== Work to be completed ==
Reproduce the material below line by line, beginning with its first line and ending with the line that contains "16000, 18000, 20000];"; leave out pictures.

--- Start of Supplied information ---

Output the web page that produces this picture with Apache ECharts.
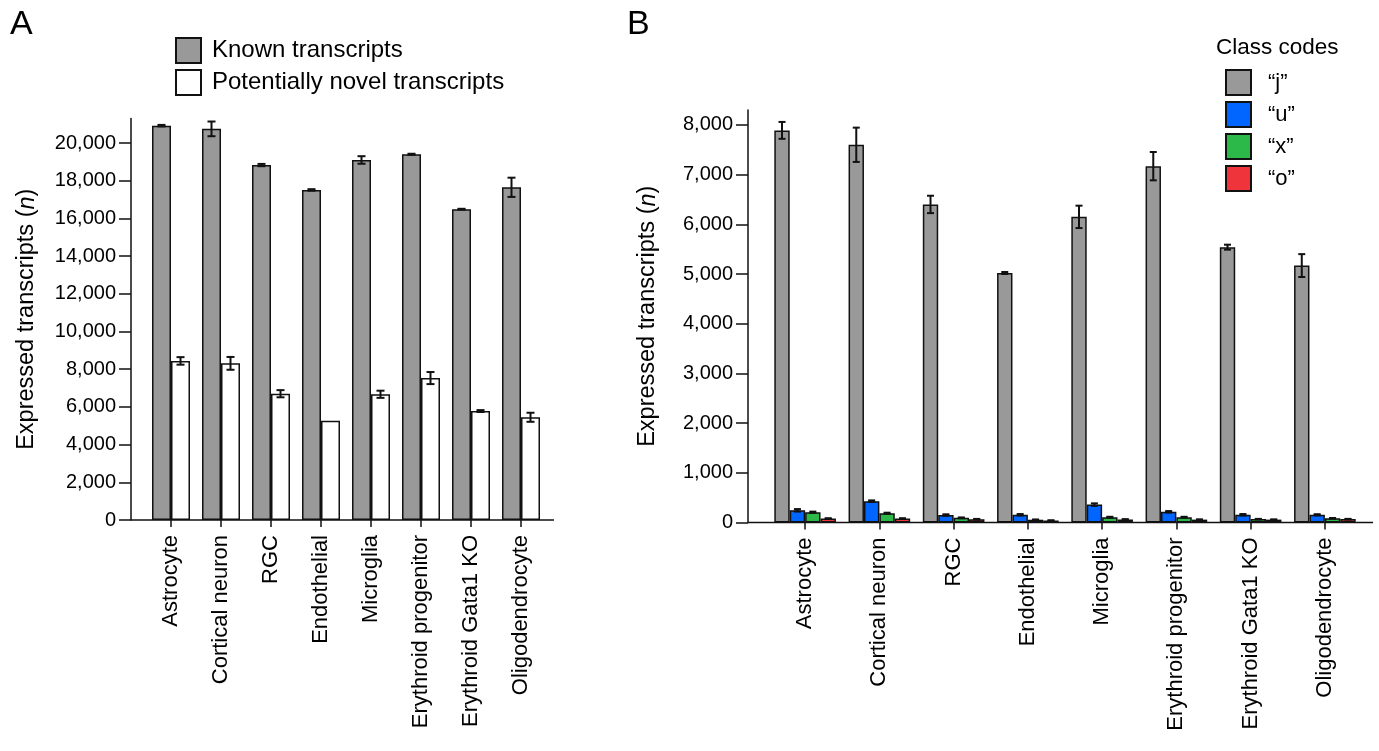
<!DOCTYPE html>
<html>
<head>
<meta charset="utf-8">
<script src="https://cdn.jsdelivr.net/npm/echarts@6.0.0/dist/echarts.min.js"></script>
<style>
  html, body { margin: 0; padding: 0; background: #fff; }
  #chart { width: 1379px; height: 751px; }
</style>
</head>
<body>
<div id="chart"></div>
<script>
// ---------------- Data ----------------
const categories = ['Astrocyte', 'Cortical neuron', 'RGC', 'Endothelial', 'Microglia',
  'Erythroid progenitor', 'Erythroid Gata1 KO', 'Oligodendrocyte'];

// Panel A
const knownMean = [20920, 20750, 18830, 17510, 19100, 19400, 16490, 17650];
const knownErr  = [40, 390, 60, 40, 200, 30, 20, 510];
const novelMean = [8440, 8310, 6700, 5270, 6670, 7530, 5780, 5450];
const novelErr  = [200, 340, 190, 0, 190, 320, 50, 240];
const yTicksA = [0, 2000, 4000, 6000, 8000, 10000, 12000, 14000, 16000, 18000, 20000];

// Panel B
const classNames = ['\u201Cj\u201D', '\u201Cu\u201D', '\u201Cx\u201D', '\u201Co\u201D'];
const jMean = [7890, 7600, 6400, 5020, 6150, 7170, 5540, 5170];
const jErr  = [170, 345, 175, 20, 225, 285, 50, 230];
const uMean = [245, 430, 150, 155, 360, 215, 155, 155];
const uErr  = [25, 15, 15, 15, 25, 15, 15, 12];
const xMean = [207, 187, 94, 56, 107, 107, 68, 85];
const xErr  = [12, 10, 8, 5, 8, 8, 5, 6];
const oMean = [80, 80, 67, 40, 62, 58, 58, 68];
const oErr  = [6, 6, 5, 4, 5, 5, 4, 5];
const yTicksB = [0, 1000, 2000, 3000, 4000, 5000, 6000, 7000, 8000];

// ---------------- Styles / layout ----------------
const FONT = 'Liberation Sans, Arial, Helvetica, sans-serif';
const INK = '#111';
const gapA = 0.24, gapB = 0.17;
const layoutA = { left: 146, width: 400, top: 118.5, bottom: 231, yOffset: 15, extRight: 8, max: 21300 };
const layoutB = { left: 768, width: 594, top: 110, bottom: 228.5, yOffset: 20, extRight: 11, max: 8300 };
const fmt = v => Number(v).toLocaleString('en-US');

function errorSeries(name, gi, means, errs, k, n, gapFrac, capW) {
  return {
    type: 'custom', name: name, xAxisIndex: gi, yAxisIndex: gi, z: 5,
    silent: true,
    data: means.map((m, i) => [i, m, errs[i]]),
    renderItem: function (params, api) {
      const i = api.value(0), m = api.value(1), e = api.value(2);
      if (!e) return null;
      const c = api.coord([i, m]);
      const bw = api.size([1, 0])[0];
      const gw = bw * (1 - gapFrac);
      const w = gw / n;
      const x = c[0] - gw / 2 + w * (k + 0.5);
      const yt = api.coord([i, m + e])[1];
      const yb = api.coord([i, Math.max(0, m - e)])[1];
      const st = { stroke: INK, lineWidth: 2 };
      return { type: 'group', children: [
        { type: 'line', shape: { x1: x, y1: yt, x2: x, y2: yb }, style: st },
        { type: 'line', shape: { x1: x - capW / 2, y1: yt, x2: x + capW / 2, y2: yt }, style: st },
        { type: 'line', shape: { x1: x - capW / 2, y1: yb, x2: x + capW / 2, y2: yb }, style: st }
      ]};
    }
  };
}

function barSeries(name, gi, data, color, gap) {
  return {
    type: 'bar', name: name, xAxisIndex: gi, yAxisIndex: gi,
    data: data, barGap: '0%', barCategoryGap: (gap * 100) + '%',
    itemStyle: { color: color, borderColor: INK, borderWidth: 1.5 },
    emphasis: { disabled: true }
  };
}

function xAxisDef(gi) {
  return {
    type: 'category', gridIndex: gi, data: categories,
    axisLine: { show: false },
    axisTick: { show: true, alignWithLabel: true, length: 7, lineStyle: { color: INK, width: 1.5 } },
    axisLabel: { rotate: 90, fontSize: 22, color: '#000', fontFamily: FONT, margin: 15, interval: 0 },
    splitLine: { show: false }
  };
}

function yAxisDef(gi, L, ticks, nameGap) {
  return {
    type: 'value', gridIndex: gi, min: 0, max: L.max, offset: L.yOffset,
    axisLine: { show: true, lineStyle: { color: INK, width: 1.5 } },
    axisTick: { show: true, length: 12, customValues: ticks, lineStyle: { color: INK, width: 1.5 } },
    axisLabel: { customValues: ticks, fontSize: 20, color: '#000', fontFamily: FONT, margin: 15, formatter: fmt },
    splitLine: { show: false },
    name: '{a|Expressed transcripts (}{i|n}{a|)}',
    nameLocation: 'middle', nameRotate: 90, nameGap: nameGap,
    nameTextStyle: {
      rich: {
        a: { fontSize: 23.5, color: '#000', fontFamily: FONT },
        i: { fontSize: 23.5, color: '#000', fontFamily: FONT, fontStyle: 'italic' }
      }
    }
  };
}

const chart = echarts.init(document.getElementById('chart'), null, { renderer: 'canvas' });

const option = {
  animation: false,
  backgroundColor: '#fff',
  title: [
    { text: 'A', left: 5, top: 3, textStyle: { fontSize: 34, fontWeight: 'normal', color: '#000', fontFamily: FONT } },
    { text: 'B', left: 622, top: 3, textStyle: { fontSize: 34, fontWeight: 'normal', color: '#000', fontFamily: FONT } },
    { text: 'Class codes', left: 1211, top: 31, textStyle: { fontSize: 22.5, fontWeight: 'normal', color: '#000', fontFamily: FONT } }
  ],
  legend: [
    {
      data: ['Known transcripts', 'Potentially novel transcripts'],
      orient: 'vertical', left: 170, top: 32, itemWidth: 25, itemHeight: 25, itemGap: 5,
      icon: 'rect', selectedMode: false,
      textStyle: { fontSize: 24, color: '#000', fontFamily: FONT, padding: [0, 0, 0, 6] }
    },
    {
      data: classNames,
      orient: 'vertical', left: 1220, top: 64, itemWidth: 25, itemHeight: 25, itemGap: 5,
      icon: 'rect', selectedMode: false,
      textStyle: { fontSize: 22, color: '#000', fontFamily: FONT, padding: [0, 0, 0, 12] }
    }
  ],
  grid: [
    { left: layoutA.left, width: layoutA.width, top: layoutA.top, bottom: layoutA.bottom, containLabel: false },
    { left: layoutB.left, width: layoutB.width, top: layoutB.top, bottom: layoutB.bottom, containLabel: false }
  ],
  xAxis: [xAxisDef(0), xAxisDef(1)],
  yAxis: [yAxisDef(0, layoutA, yTicksA, 92), yAxisDef(1, layoutB, yTicksB, 88)],
  series: [
    barSeries('Known transcripts', 0, knownMean, '#999999', gapA),
    barSeries('Potentially novel transcripts', 0, novelMean, '#ffffff', gapA),
    errorSeries('errKnown', 0, knownMean, knownErr, 0, 2, gapA, 8),
    errorSeries('errNovel', 0, novelMean, novelErr, 1, 2, gapA, 8),

    barSeries(classNames[0], 1, jMean, '#999999', gapB),
    barSeries(classNames[1], 1, uMean, '#0066ff', gapB),
    barSeries(classNames[2], 1, xMean, '#2db84a', gapB),
    barSeries(classNames[3], 1, oMean, '#f0343c', gapB),
    errorSeries('errJ', 1, jMean, jErr, 0, 4, gapB, 7),
    errorSeries('errU', 1, uMean, uErr, 1, 4, gapB, 7),
    errorSeries('errX', 1, xMean, xErr, 2, 4, gapB, 7),
    errorSeries('errO', 1, oMean, oErr, 3, 4, gapB, 7)
  ]
};
chart.setOption(option);

// x-axis baselines spanning from the y-axis line to a little past the last category
function baseline(gi, L) {
  const p = chart.convertToPixel({ xAxisIndex: gi, yAxisIndex: gi }, [0, 0]);
  const y = p[1];
  const x1 = L.left - L.yOffset;
  const x2 = L.left + L.width + L.extRight;
  return { type: 'line', z: 10, shape: { x1: x1, y1: y, x2: x2, y2: y }, style: { stroke: INK, lineWidth: 1.5 } };
}
chart.setOption({ graphic: [baseline(0, layoutA), baseline(1, layoutB)] });
</script>
</body>
</html>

--- End of Supplied information ---

== Written solution ==
Output the web page that produces this picture with Apache ECharts.
<!DOCTYPE html>
<html>
<head>
<meta charset="utf-8">
<script src="https://cdn.jsdelivr.net/npm/echarts@6.0.0/dist/echarts.min.js"></script>
<style>
  html, body { margin: 0; padding: 0; background: #fff; }
  #chart { width: 1379px; height: 751px; }
</style>
</head>
<body>
<div id="chart"></div>
<script>
// ---------------- Data ----------------
const categories = ['Astrocyte', 'Cortical neuron', 'RGC', 'Endothelial', 'Microglia',
  'Erythroid progenitor', 'Erythroid Gata1 KO', 'Oligodendrocyte'];

// Panel A
const knownMean = [20920, 20750, 18830, 17510, 19100, 19400, 16490, 17650];
const knownErr  = [40, 390, 60, 40, 200, 30, 20, 510];
const novelMean = [8440, 8310, 6700, 5270, 6670, 7530, 5780, 5450];
const novelErr  = [200, 340, 190, 0, 190, 320, 50, 240];
const yTicksA = [0, 2000, 4000, 6000, 8000, 10000, 12000, 14000, 16000, 18000, 20000];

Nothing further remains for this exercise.